There are two interesting cases in the 9th circuit right now dealing with health care benefits for same-sex partners. In both cases, the judges ruled that the federal government had an obligation to give those benefits, but for different reasons. I posted about one a couple weeks ago, where the judge ruled that DOMA's wrong, California's constitution requires equal pay for equal work, so the government has to hand over the benefits. While he ruled against DOMA, the ruling doesn't create a precedent for any case other than internal 9th circuit employee compensation cases.
The other just exploded this past week as the Obama Administration stepped in to deny coverage to the same-sex partner. The chief judge of the 9th Circuit, a Reagan appointee, ruled in his capacity as head of the 9th Circuit that the employee should be given the partner benefits. He didn't rule on DOMA, specifically avoiding that question, saying that under the Federal Health Benefits Act sets the minimum requirements for health coverage a federal office must meet, but is just that, a minimum.
Again, the judge didn't overturn DOMA. He didn't give health care to everyone. He didn't ban discrimination along the lines of sexual orientation. He just said that the law allows them to pay health care benefits to same-sex partners of court employees.
So the Obama Administration intervened in the court order (well, more like stopped the application of the law) and asked Blue Cross/Blue Shield to not process that order:
The order was not published, and garnered little or no notice at the time. The Administrative Office of the U.S. Courts moved to comply with the judge's ruling, submitting Golinski's insurance form to Blue Cross Blue Shield, and the case would have probably gone away -- had the Obama Administration not stepped in. "After the AO submitted Ms. Golinski's form, I thought this matter had concluded," Kozinski wrote. "The Executive Branch, acting through the Office of Personnel Management, thought otherwise. It directed the insurance carrier not to process Ms. Golinski's form 2809, thwarting the relief I had ordered. I must now decide what further steps are necessary to protect Ms. Golinski and the integrity of the Judiciary's EDR [employee dispute resolution] plans."
It's basically turned into a power battle between the judiciary and the executive. One says the law says one thing (and has the Constitutional power to say so), the other, without any explanation, is acting as though they interpret the law differently.
His order last week demanded that the executive branch reverse course, and gave the Administration 30 days to enroll Golinski's wife as her health-insurance beneficiary. He made clear that if it doesn't, he's ready to use the powers of his court to enforce his decree. University of California law professor Rory Little, a former Justice Department prosecutor and chief of appeals, called the order a "bombshell." "This is like exposing the tip of a huge iceberg that nobody knew even existed," he told TIME. "It's a fascinating question: Do the courts even have the power to do this? Where does it leave things procedurally? Where can the Administration appeal? I think there are five or six lawyers in the [Solicitor General's] office scurrying around right now trying to figure out what to do with this."

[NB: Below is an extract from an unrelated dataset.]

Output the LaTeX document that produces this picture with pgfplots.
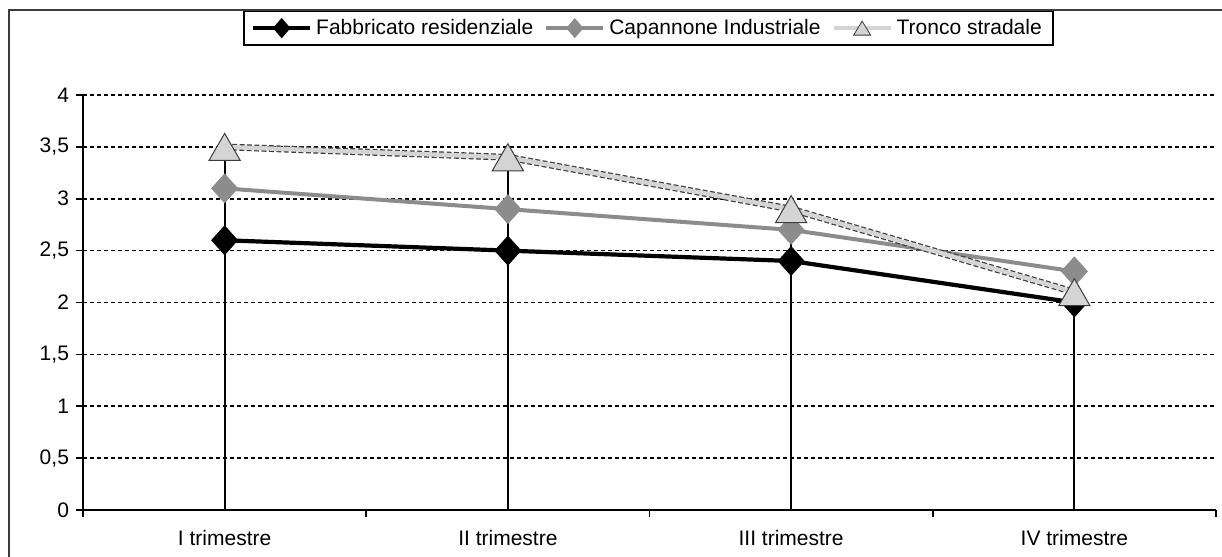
\documentclass[border=0pt]{standalone}
\usepackage{fontspec}
\setmainfont{Liberation Sans}
\usepackage{pgfplots}
\pgfplotsset{compat=1.18}
\definecolor{midgray}{RGB}{140,140,140}
\definecolor{lightg}{RGB}{212,212,212}
\definecolor{frameg}{RGB}{60,60,60}
\newcommand{\fsz}{\fontsize{10.5}{12}\selectfont}
\begin{document}
\begin{tikzpicture}
\path[use as bounding box] (-41.5pt,-23.5pt) rectangle (569.5pt,255pt);
\begin{axis}[
  at={(0pt,0pt)}, anchor=south west,
  scale only axis, width=566.5pt, height=207.5pt,
  xmin=0, xmax=4, ymin=0, ymax=4,
  axis x line*=bottom, axis y line*=left,
  axis line style={-, black, line width=1pt},
  xtick={0,1,2,3,4}, xticklabels={,,,,},
  extra x ticks={0.5,1.5,2.5,3.5},
  extra x tick labels={I trimestre,II trimestre,III trimestre,IV trimestre},
  extra x tick style={major tick length=0pt, grid=none, tick label style={yshift=-6.5pt}},
  ytick={0,0.5,1,1.5,2,2.5,3,3.5,4},
  tick align=outside, major tick length=3.5pt,
  tick style={black, line width=0.8pt},
  ymajorgrids,
  major grid style={black, line width=0.8pt, dash pattern=on 2pt off 1.5pt},
  /pgf/number format/assume math mode=true,
  /pgf/number format/use comma,
  tick label style={font=\fsz},
  legend columns=3,
  legend style={at={(0.4991,1.2048)}, anchor=north, draw=black, line width=1pt,
    font=\fsz, inner xsep=3.5pt, inner ysep=2pt,
    /tikz/every even column/.append style={column sep=3.5pt},
    nodes={inner sep=2pt}},
  clip=false,
]
\addplot[ycomb, black, line width=1pt, no markers, forget plot]
  coordinates {(0.5,3.5) (1.5,3.4) (2.5,2.9) (3.5,2.3)};

\addplot[black, line width=2.1pt, mark=diamond*, mark size=7.2pt,
  mark options={solid, fill=black, line width=0.4pt, xscale=1.2},
  legend image code/.code={
    \draw[black, line width=2pt] (0pt,0pt) -- (28.5pt,0pt);
    \fill[black] (14.25pt,3.5pt) -- (17.25pt,0pt) -- (14.25pt,-3.5pt) -- (11.25pt,0pt) -- cycle;}]
  coordinates {(0.5,2.6) (1.5,2.5) (2.5,2.4) (3.5,2.0)};
\addlegendentry{Fabbricato residenziale}

\addplot[midgray, line width=2pt, mark=diamond*, mark size=7.2pt,
  mark options={solid, fill=midgray, line width=0.4pt, xscale=1.2},
  legend image code/.code={
    \draw[midgray, line width=2pt] (0pt,0pt) -- (28.5pt,0pt);
    \fill[midgray] (14.25pt,3.5pt) -- (17.25pt,0pt) -- (14.25pt,-3.5pt) -- (11.25pt,0pt) -- cycle;}]
  coordinates {(0.5,3.1) (1.5,2.9) (2.5,2.7) (3.5,2.3)};
\addlegendentry{Capannone Industriale}

\addplot[frameg, line width=3.4pt, dash pattern=on 2.5pt off 1.2pt, no markers, forget plot]
  coordinates {(0.5,3.5) (1.5,3.4) (2.5,2.9) (3.5,2.1)};
\addplot[lightg, line width=2.2pt, mark=triangle*, mark size=9pt,
  mark options={solid, fill=lightg, draw=frameg, line width=0.5pt, yshift=-2.25pt},
  legend image code/.code={
    \draw[lightg, line width=2pt] (0pt,0pt) -- (28.5pt,0pt);
    \filldraw[fill=lightg, draw=frameg, line width=0.4pt] (10pt,-3.5pt) -- (18.5pt,-3.5pt) -- (14.25pt,3.5pt) -- cycle;}]
  coordinates {(0.5,3.5) (1.5,3.4) (2.5,2.9) (3.5,2.1)};
\addlegendentry{Tronco stradale}
\end{axis}
\draw[frameg, line width=0.7pt] (-37pt,-40pt) -- (-37pt,250pt) -- (620pt,250pt);
\end{tikzpicture}
\end{document}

What's frustrating is that they're having those lawyers scurry around trying to figure out how to get out of paying for this one employee's partner's insurance. I'm sure they'd save money in the end if they just covered the woman instead of making a federal case (haha) out of it, so you really have to wonder what the motivation is here.
The Administration has 30 days to respond, so this is what we'll be reading about after Christmas. We'll find out what they're up to then, but the backlash against this will probably be bigger than the backlash this summer against the Smelt brief. At least they had cover then; they are legally required to defend standing law with the exception of a few, exceedingly rare cases into which DOMA does not fall. Fine.
But this? The highest judge who can rule on this made his decision. The Administration would effectively be breaking the law to discriminate. I don't see how they make that shine.